C’est aussi pour cette raison que la question de « l’anonymat » en ligne est un très mauvais combat. On peut avoir une appréciation personnelle sur le courage de celles et ceux qui n’osent pas assumer leurs propos. Il n’empêche que ces personnes sont, la plupart du temps, non pas anonymes mais simplement sous pseudonyme et que la police et la justice ont les moyens de les retrouver et de les sanctionner. Sans compter qu’une obligation d’identification serait non seulement aisément contournable mais aussi juridiquement très incertaine.

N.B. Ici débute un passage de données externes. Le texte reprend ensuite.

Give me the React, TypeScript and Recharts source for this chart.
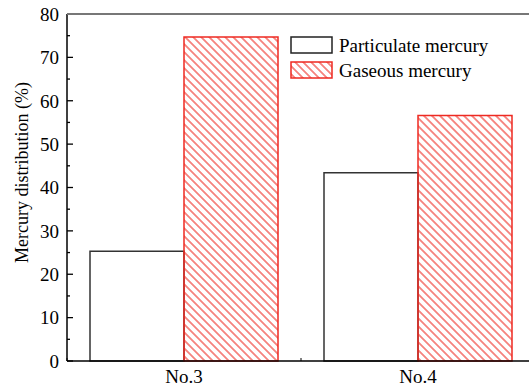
import { BarChart, Bar, XAxis, YAxis, Legend, ReferenceLine } from "recharts";

const sites = ["No.3", "No.4"];
const particulate = [25.3, 43.4];
const gaseous = [74.7, 56.6];
const yTicks = [0, 5, 10, 15, 20, 25, 30, 35, 40, 45, 50, 55, 60, 65, 70, 75, 80];

const FONT = '"Liberation Serif", Tinos, "DejaVu Serif", serif';
const RED = "#ee2a22";
const CHART_W = 540;
const CHART_H = 387;
const MARGIN = { top: 14, right: 5, left: 0, bottom: 0 };
const Y_W = 67;

const data = sites.map((site, i) => ({
  site,
  particulate: particulate[i],
  gaseous: gaseous[i],
}));

const halfBand = (CHART_W - MARGIN.left - MARGIN.right - Y_W) / sites.length / 2;
const textStyle = { fontFamily: FONT, fontSize: 19 };

function HatchDef({ id }: { id: string }) {
  return (
    <pattern id={id} patternUnits="userSpaceOnUse" width={10} height={5.66} patternTransform="rotate(45)">
      <line x1={0} y1={2.83} x2={10} y2={2.83} stroke={RED} strokeWidth={1.1} />
    </pattern>
  );
}

function YTick(props: any) {
  const { x, y, payload } = props;
  const major = payload.value % 10 === 0;
  return (
    <g>
      <line x1={x} x2={x + (major ? 6 : 3)} y1={y} y2={y} stroke="#000" strokeWidth={1.3} />
      {major && (
        <text x={x - 8} y={y} dy="0.36em" textAnchor="end" style={textStyle} fill="#000">
          {payload.value}
        </text>
      )}
    </g>
  );
}

function XTick(props: any) {
  const { x, y, payload, index, visibleTicksCount } = props;
  const half = payload.offset || halfBand;
  return (
    <g>
      <line x1={x - half} x2={x - half} y1={y} y2={y - 3} stroke="#000" />
      {index === visibleTicksCount - 1 && (
        <line x1={x + half} x2={x + half} y1={y} y2={y - 3} stroke="#000" />
      )}
      <text x={x} y={y + 22} textAnchor="middle" style={textStyle} fill="#000">
        {payload.value}
      </text>
    </g>
  );
}

function LegendBox() {
  const rows = [
    { name: "Particulate mercury", fill: "#fff", stroke: "#222" },
    { name: "Gaseous mercury", fill: "url(#hatch-legend)", stroke: RED },
  ];
  return (
    <div style={{ fontFamily: FONT, fontSize: 19, color: "#000", lineHeight: "25px" }}>
      {rows.map((r, i) => (
        <div key={r.name} style={{ display: "flex", alignItems: "center", height: 25 }}>
          <svg width={44} height={19} style={{ marginRight: 5 }}>
            {i === 1 && (
              <defs>
                <HatchDef id="hatch-legend" />
              </defs>
            )}
            <rect x={1} y={1} width={41} height={16} fill={r.fill} stroke={r.stroke} strokeWidth={1.5} />
          </svg>
          <span>{r.name}</span>
        </div>
      ))}
    </div>
  );
}

export default function App() {
  return (
    <div style={{ position: "fixed", left: 0, top: 0, width: 529, height: 387, overflow: "hidden", background: "#fff" }}>
      <BarChart width={CHART_W} height={CHART_H} data={data} margin={MARGIN} barCategoryGap={23} barGap={0}>
        <defs>
          <HatchDef id="hatch" />
        </defs>
        <XAxis
          dataKey="site"
          height={26}
          tickSize={0}
          tickMargin={0}
          tick={<XTick />}
          tickLine={false}
          axisLine={{ stroke: "#000", strokeWidth: 1.5 }}
        />
        <YAxis
          width={Y_W}
          domain={[0, 80]}
          ticks={yTicks}
          interval={0}
          tickSize={0}
          tickMargin={0}
          tick={<YTick />}
          tickLine={false}
          axisLine={{ stroke: "#000", strokeWidth: 1.5 }}
          label={({ viewBox }: any) => {
            const cx = 22;
            const cy = viewBox ? viewBox.y + viewBox.height / 2 - 15 : 172;
            return (
              <text x={cx} y={cy} transform={`rotate(-90, ${cx}, ${cy})`} textAnchor="middle" dominantBaseline="central" style={{ fontFamily: FONT, fontSize: 18 }} fill="#000">
                Mercury distribution (%)
              </text>
            );
          }}
        />
        <ReferenceLine y={80} stroke="#777" strokeWidth={1.4} ifOverflow="visible" />
        <Legend
          layout="vertical"
          align="center"
          verticalAlign="middle"
          content={<LegendBox />}
          wrapperStyle={{ top: 33, left: 290, width: "auto" }}
        />
        <Bar dataKey="particulate" name="Particulate mercury" fill="#fff" stroke="#333" strokeWidth={1.5} isAnimationActive={false} />
        <Bar dataKey="gaseous" name="Gaseous mercury" fill="url(#hatch)" stroke={RED} strokeWidth={1.5} isAnimationActive={false} />
      </BarChart>
      {/* top frame edge */}
      <div style={{ position: "absolute", top: MARGIN.top - 1, left: MARGIN.left + Y_W, right: 0, height: 1.5, background: "#777" }} />
    </div>
  );
}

L’ensemble de ces éléments plaident enfin pour aller beaucoup plus loin dans nos transformations institutionnelles. La spécialisation d’un parquet sur la lutte contre la haine en ligne, prévue dans la loi du 24 juin 2020 visant à lutter contre les contenus haineux sur Internet, ou encore le renforcement de la plateforme Pharos et l’introduction de la plainte en ligne, annoncés par le Gouvernement et portés par Eric Dupont-Moretti, Garde des Sceaux et Gérald Darmanin, ministre de l’Intérieur, sont ainsi des progrès indispensables dans une meilleure efficacité de la chaîne police-justice. Nous devons mettre fin au sentiment d’impunité en ligne.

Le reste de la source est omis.